» Set task:
Return all of the data exactly, with nothing left out but the pictures.

» Recorded data:
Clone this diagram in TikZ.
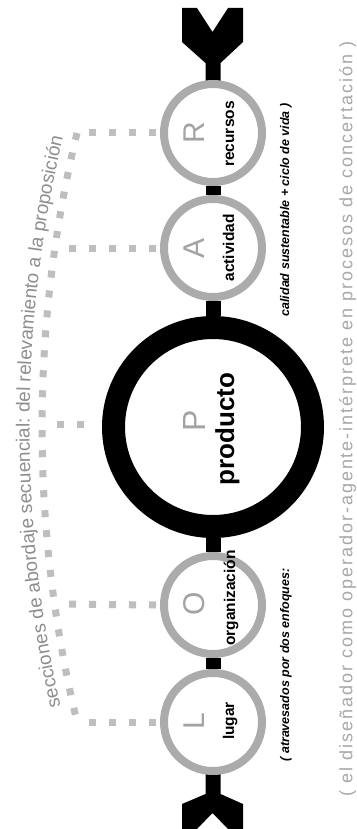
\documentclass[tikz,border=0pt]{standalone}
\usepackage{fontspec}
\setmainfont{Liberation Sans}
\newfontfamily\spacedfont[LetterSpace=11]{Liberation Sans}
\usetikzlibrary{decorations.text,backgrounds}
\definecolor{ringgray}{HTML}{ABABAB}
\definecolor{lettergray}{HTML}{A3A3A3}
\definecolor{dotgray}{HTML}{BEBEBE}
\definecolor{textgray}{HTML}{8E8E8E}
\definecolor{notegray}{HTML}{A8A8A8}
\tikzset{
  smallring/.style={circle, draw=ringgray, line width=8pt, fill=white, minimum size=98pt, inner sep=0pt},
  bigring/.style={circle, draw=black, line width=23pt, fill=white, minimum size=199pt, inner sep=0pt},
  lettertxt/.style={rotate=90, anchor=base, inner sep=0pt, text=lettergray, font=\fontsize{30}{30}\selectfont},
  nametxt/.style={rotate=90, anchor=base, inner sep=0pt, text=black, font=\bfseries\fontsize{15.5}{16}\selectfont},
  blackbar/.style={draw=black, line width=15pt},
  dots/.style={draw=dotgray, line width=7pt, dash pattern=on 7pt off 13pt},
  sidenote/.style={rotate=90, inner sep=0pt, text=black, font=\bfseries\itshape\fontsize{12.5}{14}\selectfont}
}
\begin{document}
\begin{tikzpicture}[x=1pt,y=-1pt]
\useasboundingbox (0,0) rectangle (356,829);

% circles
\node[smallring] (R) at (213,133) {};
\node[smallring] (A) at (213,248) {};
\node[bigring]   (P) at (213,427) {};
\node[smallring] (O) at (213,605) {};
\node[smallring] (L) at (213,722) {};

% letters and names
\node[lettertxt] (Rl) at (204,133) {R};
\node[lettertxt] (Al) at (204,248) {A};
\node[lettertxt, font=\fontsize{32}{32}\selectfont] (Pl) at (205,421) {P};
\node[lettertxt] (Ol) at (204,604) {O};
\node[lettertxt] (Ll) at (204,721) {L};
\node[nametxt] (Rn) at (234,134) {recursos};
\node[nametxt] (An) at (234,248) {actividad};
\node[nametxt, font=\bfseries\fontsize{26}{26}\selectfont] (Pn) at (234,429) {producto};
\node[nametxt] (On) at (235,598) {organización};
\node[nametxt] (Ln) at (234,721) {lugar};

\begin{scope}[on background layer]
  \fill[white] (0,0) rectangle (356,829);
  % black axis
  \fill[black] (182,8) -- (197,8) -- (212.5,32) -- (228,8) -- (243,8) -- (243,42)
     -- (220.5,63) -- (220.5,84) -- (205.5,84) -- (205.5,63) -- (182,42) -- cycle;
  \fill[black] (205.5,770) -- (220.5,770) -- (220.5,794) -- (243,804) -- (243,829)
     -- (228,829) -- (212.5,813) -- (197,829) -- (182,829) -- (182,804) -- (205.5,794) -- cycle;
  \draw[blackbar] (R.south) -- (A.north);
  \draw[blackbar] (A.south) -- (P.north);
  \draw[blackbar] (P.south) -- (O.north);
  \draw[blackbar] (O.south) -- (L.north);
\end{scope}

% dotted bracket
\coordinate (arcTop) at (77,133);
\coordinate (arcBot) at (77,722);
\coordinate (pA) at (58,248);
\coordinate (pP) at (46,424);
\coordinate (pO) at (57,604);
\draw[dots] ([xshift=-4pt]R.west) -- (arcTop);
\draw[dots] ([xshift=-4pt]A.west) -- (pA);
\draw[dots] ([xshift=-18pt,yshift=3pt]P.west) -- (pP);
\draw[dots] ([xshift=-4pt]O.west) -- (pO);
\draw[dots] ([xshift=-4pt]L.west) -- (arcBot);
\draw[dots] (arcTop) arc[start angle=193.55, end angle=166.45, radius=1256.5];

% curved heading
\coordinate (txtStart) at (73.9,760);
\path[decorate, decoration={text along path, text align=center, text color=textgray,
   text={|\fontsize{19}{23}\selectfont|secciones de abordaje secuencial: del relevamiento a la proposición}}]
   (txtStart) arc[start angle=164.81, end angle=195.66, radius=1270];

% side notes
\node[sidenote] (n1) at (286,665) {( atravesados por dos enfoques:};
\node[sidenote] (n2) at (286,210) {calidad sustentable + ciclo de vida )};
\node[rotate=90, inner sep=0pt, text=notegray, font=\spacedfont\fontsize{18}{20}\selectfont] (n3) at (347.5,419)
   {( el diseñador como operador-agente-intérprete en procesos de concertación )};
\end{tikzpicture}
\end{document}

» Response below:
Clone this diagram in TikZ.
\documentclass[tikz,border=0pt]{standalone}
\usepackage{fontspec}
\setmainfont{Liberation Sans}
\newfontfamily\spacedfont[LetterSpace=11]{Liberation Sans}
\usetikzlibrary{decorations.text,backgrounds}
\definecolor{ringgray}{HTML}{ABABAB}
\definecolor{lettergray}{HTML}{A3A3A3}
\definecolor{dotgray}{HTML}{BEBEBE}
\definecolor{textgray}{HTML}{8E8E8E}
\definecolor{notegray}{HTML}{A8A8A8}
\tikzset{
  smallring/.style={circle, draw=ringgray, line width=8pt, fill=white, minimum size=98pt, inner sep=0pt},
  bigring/.style={circle, draw=black, line width=23pt, fill=white, minimum size=199pt, inner sep=0pt},
  lettertxt/.style={rotate=90, anchor=base, inner sep=0pt, text=lettergray, font=\fontsize{30}{30}\selectfont},
  nametxt/.style={rotate=90, anchor=base, inner sep=0pt, text=black, font=\bfseries\fontsize{15.5}{16}\selectfont},
  blackbar/.style={draw=black, line width=15pt},
  dots/.style={draw=dotgray, line width=7pt, dash pattern=on 7pt off 13pt},
  sidenote/.style={rotate=90, inner sep=0pt, text=black, font=\bfseries\itshape\fontsize{12.5}{14}\selectfont}
}
\begin{document}
\begin{tikzpicture}[x=1pt,y=-1pt]
\useasboundingbox (0,0) rectangle (356,829);

% circles
\node[smallring] (R) at (213,133) {};
\node[smallring] (A) at (213,248) {};
\node[bigring]   (P) at (213,427) {};
\node[smallring] (O) at (213,605) {};
\node[smallring] (L) at (213,722) {};

% letters and names
\node[lettertxt] (Rl) at (204,133) {R};
\node[lettertxt] (Al) at (204,248) {A};
\node[lettertxt, font=\fontsize{32}{32}\selectfont] (Pl) at (205,421) {P};
\node[lettertxt] (Ol) at (204,604) {O};
\node[lettertxt] (Ll) at (204,721) {L};
\node[nametxt] (Rn) at (234,134) {recursos};
\node[nametxt] (An) at (234,248) {actividad};
\node[nametxt, font=\bfseries\fontsize{26}{26}\selectfont] (Pn) at (234,429) {producto};
\node[nametxt] (On) at (235,598) {organización};
\node[nametxt] (Ln) at (234,721) {lugar};

\begin{scope}[on background layer]
  \fill[white] (0,0) rectangle (356,829);
  % black axis
  \fill[black] (182,8) -- (197,8) -- (212.5,32) -- (228,8) -- (243,8) -- (243,42)
     -- (220.5,63) -- (220.5,84) -- (205.5,84) -- (205.5,63) -- (182,42) -- cycle;
  \fill[black] (205.5,770) -- (220.5,770) -- (220.5,794) -- (243,804) -- (243,829)
     -- (228,829) -- (212.5,813) -- (197,829) -- (182,829) -- (182,804) -- (205.5,794) -- cycle;
  \draw[blackbar] (R.south) -- (A.north);
  \draw[blackbar] (A.south) -- (P.north);
  \draw[blackbar] (P.south) -- (O.north);
  \draw[blackbar] (O.south) -- (L.north);
\end{scope}

% dotted bracket
\coordinate (arcTop) at (77,133);
\coordinate (arcBot) at (77,722);
\coordinate (pA) at (58,248);
\coordinate (pP) at (46,424);
\coordinate (pO) at (57,604);
\draw[dots] ([xshift=-4pt]R.west) -- (arcTop);
\draw[dots] ([xshift=-4pt]A.west) -- (pA);
\draw[dots] ([xshift=-18pt,yshift=3pt]P.west) -- (pP);
\draw[dots] ([xshift=-4pt]O.west) -- (pO);
\draw[dots] ([xshift=-4pt]L.west) -- (arcBot);
\draw[dots] (arcTop) arc[start angle=193.55, end angle=166.45, radius=1256.5];

% curved heading
\coordinate (txtStart) at (73.9,760);
\path[decorate, decoration={text along path, text align=center, text color=textgray,
   text={|\fontsize{19}{23}\selectfont|secciones de abordaje secuencial: del relevamiento a la proposición}}]
   (txtStart) arc[start angle=164.81, end angle=195.66, radius=1270];

% side notes
\node[sidenote] (n1) at (286,665) {( atravesados por dos enfoques:};
\node[sidenote] (n2) at (286,210) {calidad sustentable + ciclo de vida )};
\node[rotate=90, inner sep=0pt, text=notegray, font=\spacedfont\fontsize{18}{20}\selectfont] (n3) at (347.5,419)
   {( el diseñador como operador-agente-intérprete en procesos de concertación )};
\end{tikzpicture}
\end{document}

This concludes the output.